I w czasie ostatniego tygodnia było podobnie w polskiej polityce. Obie strony, i PiS i PO, odegrały swoje role, wzruszając do łez widzów. Platforma, jak zawsze, zagrała tę samą melodię kiczowatego pojednania i wyciągania ręki do zgody. Politycy tej partii podzielili się rolami - część rozmywała tragedię łódzką i waliła w PiS (jak zwykle oskarowy wystep dał Stefan Niesiołowski), część zaś prześcigała się w wyciąganiu gałązek oliwnych i prawieniu ogólnohumanistycznych banałów. PO robiła to wiele razy i można powiedzieć, że i tym razem im wyszło. To typowe i przećwiczone przez nich zaduszanie przeciwnika miłością. Metoda czarnej mamby - owinięcie się wokół ofiary i zaduszenie na śmierć. Czułością. W ten sposób już wiele razy PiS było niszczone i tylko raz znalazło na to remedium - w czasie kampanii prezydenckiej. Ale to było dawno, dawno temu....
 
Inny spektakl zaprezentowało PiS - oni mobilizują swój elektorat przyciskając go do ściany i nie dając odetchnąć. Były więc okrzyki, by ich nie zabijano, bo mają swoje rodziny. Były próby nazwania tragedii łódzkiej zbrodnią przeciwko ludzkości. Były ostre słowa prezesa i żądania osobistej ochrony. Zwykły repertuar, ale - jak widać - wciąż podobający się wiernym widzom.
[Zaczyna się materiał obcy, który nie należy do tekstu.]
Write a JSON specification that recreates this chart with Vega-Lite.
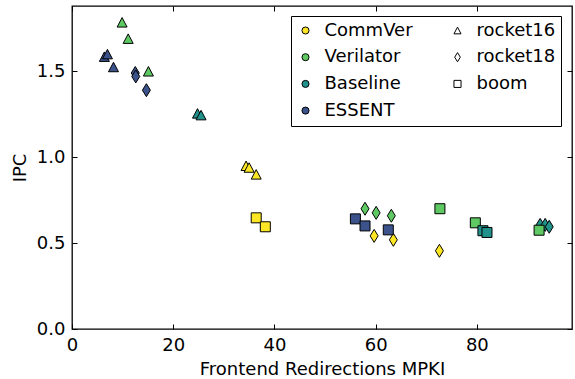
{
  "$schema": "https://vega.github.io/schema/vega-lite/v6.json",
  "width": 500,
  "height": 323,
  "autosize": "none",
  "padding": {"left": 72, "top": 6, "right": 3, "bottom": 50},
  "background": "white",
  "config": {
    "font": "DejaVu Sans",
    "view": {"stroke": "black", "strokeWidth": 1.3},
    "axis": {
      "grid": false,
      "domain": false,
      "labelFlush": false,
      "labelOverlap": false,
      "tickColor": "black",
      "tickWidth": 1,
      "tickSize": -5,
      "labelColor": "black",
      "labelFontSize": 18,
      "labelFont": "DejaVu Sans",
      "titleFont": "DejaVu Sans",
      "titleFontSize": 18,
      "titleFontWeight": "normal",
      "titleColor": "black"
    },
    "legend": {
      "symbolStrokeColor": "black",
      "symbolStrokeWidth": 1
    }
  },
  "data": {
    "values": [
      {"system": "Verilator", "design": "rocket16", "mpki": 9.9, "ipc": 1.785},
      {"system": "Verilator", "design": "rocket16", "mpki": 11.1, "ipc": 1.69},
      {"system": "Verilator", "design": "rocket16", "mpki": 15.1, "ipc": 1.50},
      {"system": "ESSENT", "design": "rocket16", "mpki": 6.4, "ipc": 1.585},
      {"system": "ESSENT", "design": "rocket16", "mpki": 7.0, "ipc": 1.60},
      {"system": "ESSENT", "design": "rocket16", "mpki": 8.2, "ipc": 1.525},
      {"system": "Baseline", "design": "rocket16", "mpki": 24.8, "ipc": 1.255},
      {"system": "Baseline", "design": "rocket16", "mpki": 25.5, "ipc": 1.245},
      {"system": "CommVer", "design": "rocket16", "mpki": 34.4, "ipc": 0.95},
      {"system": "CommVer", "design": "rocket16", "mpki": 35.0, "ipc": 0.94},
      {"system": "CommVer", "design": "rocket16", "mpki": 36.4, "ipc": 0.90},
      {"system": "ESSENT", "design": "rocket18", "mpki": 12.5, "ipc": 1.49},
      {"system": "ESSENT", "design": "rocket18", "mpki": 12.6, "ipc": 1.47},
      {"system": "ESSENT", "design": "rocket18", "mpki": 14.7, "ipc": 1.39},
      {"system": "Verilator", "design": "rocket18", "mpki": 57.9, "ipc": 0.70},
      {"system": "Verilator", "design": "rocket18", "mpki": 60.1, "ipc": 0.676},
      {"system": "Verilator", "design": "rocket18", "mpki": 63.1, "ipc": 0.659},
      {"system": "CommVer", "design": "rocket18", "mpki": 59.7, "ipc": 0.542},
      {"system": "CommVer", "design": "rocket18", "mpki": 63.5, "ipc": 0.519},
      {"system": "CommVer", "design": "rocket18", "mpki": 72.6, "ipc": 0.455},
      {"system": "Baseline", "design": "rocket18", "mpki": 92.5, "ipc": 0.606},
      {"system": "Baseline", "design": "rocket18", "mpki": 93.5, "ipc": 0.606},
      {"system": "Baseline", "design": "rocket18", "mpki": 94.3, "ipc": 0.595},
      {"system": "CommVer", "design": "boom", "mpki": 36.4, "ipc": 0.647},
      {"system": "CommVer", "design": "boom", "mpki": 38.2, "ipc": 0.595},
      {"system": "ESSENT", "design": "boom", "mpki": 56.0, "ipc": 0.641},
      {"system": "ESSENT", "design": "boom", "mpki": 57.9, "ipc": 0.60},
      {"system": "ESSENT", "design": "boom", "mpki": 62.5, "ipc": 0.577},
      {"system": "Verilator", "design": "boom", "mpki": 72.7, "ipc": 0.70},
      {"system": "Verilator", "design": "boom", "mpki": 79.7, "ipc": 0.618},
      {"system": "Baseline", "design": "boom", "mpki": 81.2, "ipc": 0.572},
      {"system": "Baseline", "design": "boom", "mpki": 82.0, "ipc": 0.562},
      {"system": "Verilator", "design": "boom", "mpki": 92.3, "ipc": 0.575}
    ]
  },
  "layer": [
    {
      "mark": {"type": "point", "filled": true, "stroke": "black", "strokeWidth": 1, "size": 100, "opacity": 1},
      "encoding": {
        "x": {
          "field": "mpki", "type": "quantitative",
          "scale": {"domain": [0, 98.8], "nice": false, "zero": false},
          "axis": {"values": [0, 20, 40, 60, 80], "format": "d", "title": "Frontend Redirections MPKI", "labelPadding": 12, "titlePadding": 6}
        },
        "y": {
          "field": "ipc", "type": "quantitative",
          "scale": {"domain": [0, 1.88], "nice": false, "zero": false},
          "axis": {"values": [0, 0.5, 1, 1.5], "format": ".1f", "title": "IPC", "labelPadding": 12, "titlePadding": 7}
        },
        "color": {
          "field": "system", "type": "nominal",
          "scale": {
            "domain": ["CommVer", "Verilator", "Baseline", "ESSENT", "rocket16", "rocket18", "boom"],
            "range": ["#fde725", "#5ec962", "#21918c", "#3b528b", "white", "white", "white"]
          },
          "legend": {
            "orient": "none", "legendX": 219, "legendY": 10, "columns": 2, "title": null,
            "strokeColor": "black", "cornerRadius": 0, "padding": 5.5,
            "fillColor": "white",
            "labelFontSize": 18, "labelColor": "black", "labelFont": "DejaVu Sans",
            "symbolSize": 50, "rowPadding": 8.7, "columnPadding": 35, "labelOffset": 10
          }
        },
        "shape": {
          "field": "design", "type": "nominal",
          "scale": {
            "domain": ["CommVer", "Verilator", "Baseline", "ESSENT", "rocket16", "rocket18", "boom"],
            "range": ["circle", "circle", "circle", "circle", "M0,-0.95L1,0.95L-1,0.95Z", "M0,-1.3L0.8,0L0,1.3L-0.8,0Z", "square"]
          },
          "legend": {
            "orient": "none", "legendX": 219, "legendY": 10, "columns": 2, "title": null,
            "strokeColor": "black", "cornerRadius": 0, "padding": 5.5,
            "fillColor": "white",
            "labelFontSize": 18, "labelColor": "black", "labelFont": "DejaVu Sans",
            "symbolSize": 50, "rowPadding": 8.7, "columnPadding": 35, "labelOffset": 10
          }
        }
      }
    },
    {
      "mark": {"type": "point", "opacity": 0},
      "encoding": {
        "x": {"field": "mpki", "type": "quantitative", "axis": {"orient": "top", "values": [0, 20, 40, 60, 80], "labels": false, "title": null}},
        "y": {"field": "ipc", "type": "quantitative", "axis": {"orient": "right", "values": [0, 0.5, 1, 1.5], "labels": false, "title": null}}
      }
    }
  ],
  "resolve": {"axis": {"x": "independent", "y": "independent"}}
}
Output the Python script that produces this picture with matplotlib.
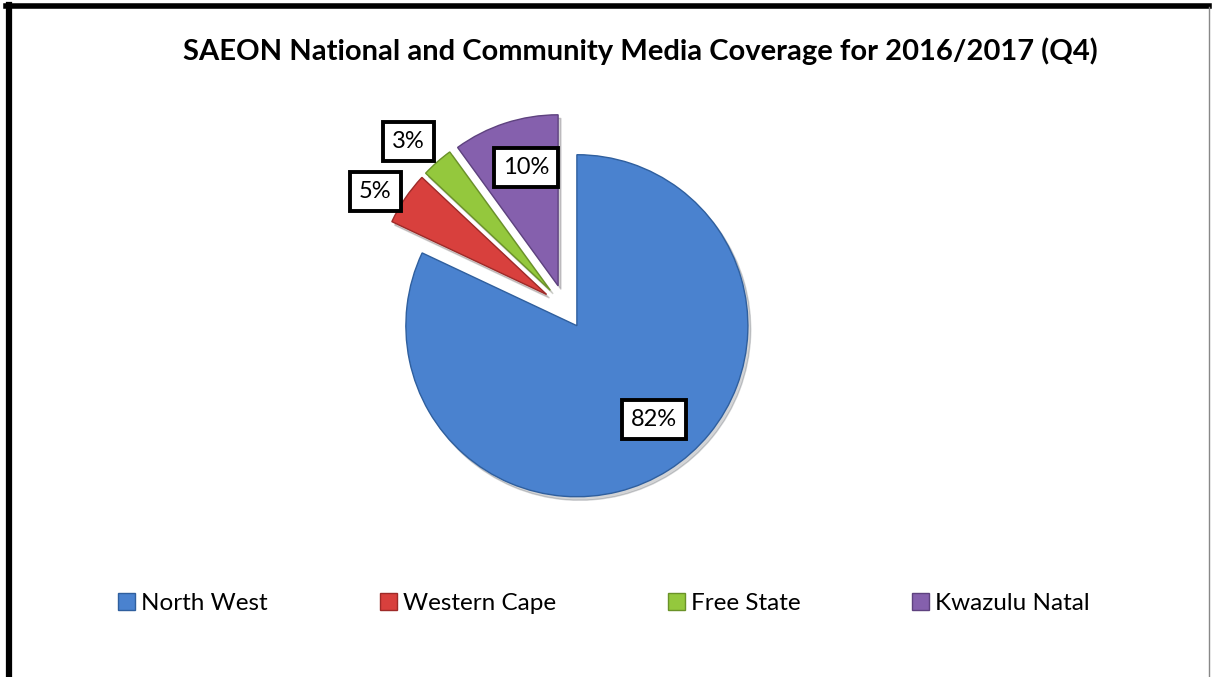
import numpy as np
import matplotlib

matplotlib.use("Agg")
import matplotlib.pyplot as plt
from matplotlib.lines import Line2D
from matplotlib.patches import Patch

plt.rcParams["font.family"] = ["Lato", "DejaVu Sans"]

title = "SAEON National and Community Media Coverage for 2016/2017 (Q4)"
regions = ["North West", "Western Cape", "Free State", "Kwazulu Natal"]
shares = [82, 5, 3, 10]
colors = ["#4a82cf", "#d8403d", "#94c83d", "#8560ad"]
edge_colors = ["#2f5f9e", "#9e2a28", "#6a9228", "#5e427f"]
label_dist = [0.84, 1.30, 1.33, 0.845]  # label radius, in pie radii
label_turn = [5.8, 2.8, 2.0, -2.3]      # small nudge off the mid angle, degrees

fig = plt.figure(figsize=(12.12, 6.77), dpi=100)
ax = fig.add_axes([0.2545, 0.1677, 0.4233, 0.7578])
ax.set_aspect("equal")

wedges, _ = ax.pie(
    shares,
    colors=colors,
    startangle=90,
    counterclock=False,
    explode=[0.13] * len(shares),
    radius=1.0,
    shadow=dict(ox=0.012, oy=-0.015, alpha=0.18, shade=0.85),
    wedgeprops=dict(linewidth=1.0),
)
for w, ec in zip(wedges, edge_colors):
    w.set_edgecolor(ec)

for w, pct, d, turn in zip(wedges, shares, label_dist, label_turn):
    mid = np.deg2rad((w.theta1 + w.theta2) / 2 + turn)
    ax.text(
        d * np.cos(mid), d * np.sin(mid), f"{pct}%",
        ha="center", va="center", fontsize=17,
        bbox=dict(boxstyle="square,pad=0.38", facecolor="white",
                  edgecolor="black", linewidth=2.8),
        zorder=5,
    )

ax.set_xlim(-1.5, 1.5)
ax.set_ylim(-1.5, 1.5)
ax.axis("off")

fig.text(0.528, 0.925, title, ha="center", va="center",
         fontsize=21, fontweight="bold")

handles = [Patch(facecolor=c, edgecolor=ec) for c, ec in zip(colors, edge_colors)]
fig.legend(handles, regions, loc="center", bbox_to_anchor=(0.4985, 0.109),
           ncol=4, frameon=False, fontsize=17.5, handlelength=0.7,
           handleheight=0.7, handletextpad=0.25, columnspacing=4.6)

# outer frame, as in the source image
fig.add_artist(Line2D([0.0074, 0.0074], [0, 0.9925], color="black",
                      linewidth=4.5, transform=fig.transFigure))
fig.add_artist(Line2D([0.005, 0.9975], [0.9918, 0.9918], color="black",
                      linewidth=4.0, transform=fig.transFigure))
fig.add_artist(Line2D([0.9975, 0.9975], [0, 0.99], color="#888888",
                      linewidth=1.0, transform=fig.transFigure))

fig.savefig("out.png", dpi=100)
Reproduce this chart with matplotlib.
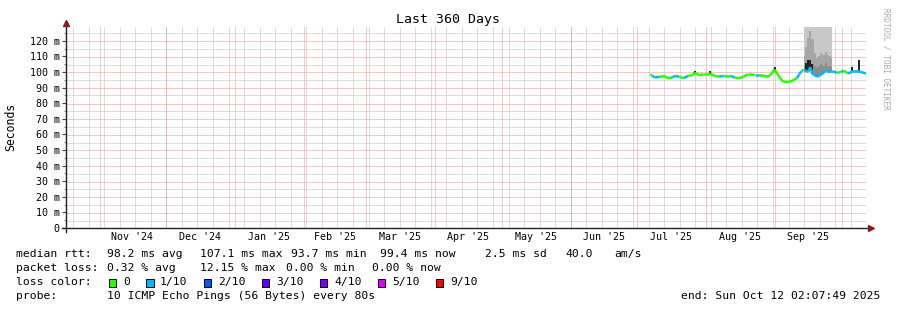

I, podobnie jak w przypadku teatrzyku PO, nikt nie udawał, że to nie jest na niby, że to nie jest grane. Aktorzy zagrali swoje role, a publiczność z wdzięcznością oklaskiwała spektakl.
 
Co z tego, że Igor Janke ma rację - że to teatr? Dopóki widzowie są zadowoleni, póki zapełniają salę, póki oklaskują swoich bohaterów i gwiżdżą na innych, póki wzruszają się na tym przedstawieniu, to wszystko jest ok. To, że nie ma to nic wspólnego z rzeczywistością, że jest tylko teatrem, nie ma żadnego znaczenia. Spektakl jest sztuczny, ale emocje są prawdziwe. I to zdecydowanej większości widzów i krytyków wystarcza. A najbardziej ukontentowani są aktorzy - mają z czego żyć i czują się ważni, a nawet niezbędni. L'art pour l'art!